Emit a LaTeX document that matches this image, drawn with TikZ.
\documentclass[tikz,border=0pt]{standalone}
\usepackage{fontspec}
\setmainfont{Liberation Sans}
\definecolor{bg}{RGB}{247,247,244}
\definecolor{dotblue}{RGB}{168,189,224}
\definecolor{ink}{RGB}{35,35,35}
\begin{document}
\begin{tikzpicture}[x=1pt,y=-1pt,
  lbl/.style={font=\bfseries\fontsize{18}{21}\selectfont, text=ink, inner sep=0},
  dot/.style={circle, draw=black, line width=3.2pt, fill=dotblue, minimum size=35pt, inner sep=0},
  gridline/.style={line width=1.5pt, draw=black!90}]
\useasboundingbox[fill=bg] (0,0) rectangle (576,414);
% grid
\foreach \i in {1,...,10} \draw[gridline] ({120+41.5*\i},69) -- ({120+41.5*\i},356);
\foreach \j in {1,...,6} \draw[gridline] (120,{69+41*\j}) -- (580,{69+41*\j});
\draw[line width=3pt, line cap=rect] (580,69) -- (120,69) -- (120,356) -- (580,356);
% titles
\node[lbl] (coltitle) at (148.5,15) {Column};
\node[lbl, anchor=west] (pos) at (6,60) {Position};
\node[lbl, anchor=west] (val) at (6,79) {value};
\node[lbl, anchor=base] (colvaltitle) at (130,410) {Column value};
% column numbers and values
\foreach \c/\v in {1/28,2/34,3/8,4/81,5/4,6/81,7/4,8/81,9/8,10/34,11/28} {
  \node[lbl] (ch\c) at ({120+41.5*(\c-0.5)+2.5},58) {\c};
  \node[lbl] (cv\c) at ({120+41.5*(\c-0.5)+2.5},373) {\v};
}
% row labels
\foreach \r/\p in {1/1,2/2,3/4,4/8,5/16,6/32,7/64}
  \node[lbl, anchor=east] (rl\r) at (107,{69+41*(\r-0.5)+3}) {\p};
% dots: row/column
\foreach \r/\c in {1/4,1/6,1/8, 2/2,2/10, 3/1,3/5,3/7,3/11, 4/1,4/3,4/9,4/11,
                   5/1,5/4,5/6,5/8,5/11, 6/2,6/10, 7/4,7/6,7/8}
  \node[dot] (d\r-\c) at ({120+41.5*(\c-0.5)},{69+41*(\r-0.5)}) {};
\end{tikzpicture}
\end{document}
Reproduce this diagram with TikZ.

================

## WHAT TO PRODUCE
Copy the data above in full, character for character.

## RESULT OF THE TASK
Emit a LaTeX document that matches this image, drawn with TikZ.
\documentclass[tikz,border=0pt]{standalone}
\usepackage{fontspec}
\setmainfont{Liberation Sans}
\definecolor{bg}{RGB}{247,247,244}
\definecolor{dotblue}{RGB}{168,189,224}
\definecolor{ink}{RGB}{35,35,35}
\begin{document}
\begin{tikzpicture}[x=1pt,y=-1pt,
  lbl/.style={font=\bfseries\fontsize{18}{21}\selectfont, text=ink, inner sep=0},
  dot/.style={circle, draw=black, line width=3.2pt, fill=dotblue, minimum size=35pt, inner sep=0},
  gridline/.style={line width=1.5pt, draw=black!90}]
\useasboundingbox[fill=bg] (0,0) rectangle (576,414);
% grid
\foreach \i in {1,...,10} \draw[gridline] ({120+41.5*\i},69) -- ({120+41.5*\i},356);
\foreach \j in {1,...,6} \draw[gridline] (120,{69+41*\j}) -- (580,{69+41*\j});
\draw[line width=3pt, line cap=rect] (580,69) -- (120,69) -- (120,356) -- (580,356);
% titles
\node[lbl] (coltitle) at (148.5,15) {Column};
\node[lbl, anchor=west] (pos) at (6,60) {Position};
\node[lbl, anchor=west] (val) at (6,79) {value};
\node[lbl, anchor=base] (colvaltitle) at (130,410) {Column value};
% column numbers and values
\foreach \c/\v in {1/28,2/34,3/8,4/81,5/4,6/81,7/4,8/81,9/8,10/34,11/28} {
  \node[lbl] (ch\c) at ({120+41.5*(\c-0.5)+2.5},58) {\c};
  \node[lbl] (cv\c) at ({120+41.5*(\c-0.5)+2.5},373) {\v};
}
% row labels
\foreach \r/\p in {1/1,2/2,3/4,4/8,5/16,6/32,7/64}
  \node[lbl, anchor=east] (rl\r) at (107,{69+41*(\r-0.5)+3}) {\p};
% dots: row/column
\foreach \r/\c in {1/4,1/6,1/8, 2/2,2/10, 3/1,3/5,3/7,3/11, 4/1,4/3,4/9,4/11,
                   5/1,5/4,5/6,5/8,5/11, 6/2,6/10, 7/4,7/6,7/8}
  \node[dot] (d\r-\c) at ({120+41.5*(\c-0.5)},{69+41*(\r-0.5)}) {};
\end{tikzpicture}
\end{document}
Reproduce this diagram with TikZ.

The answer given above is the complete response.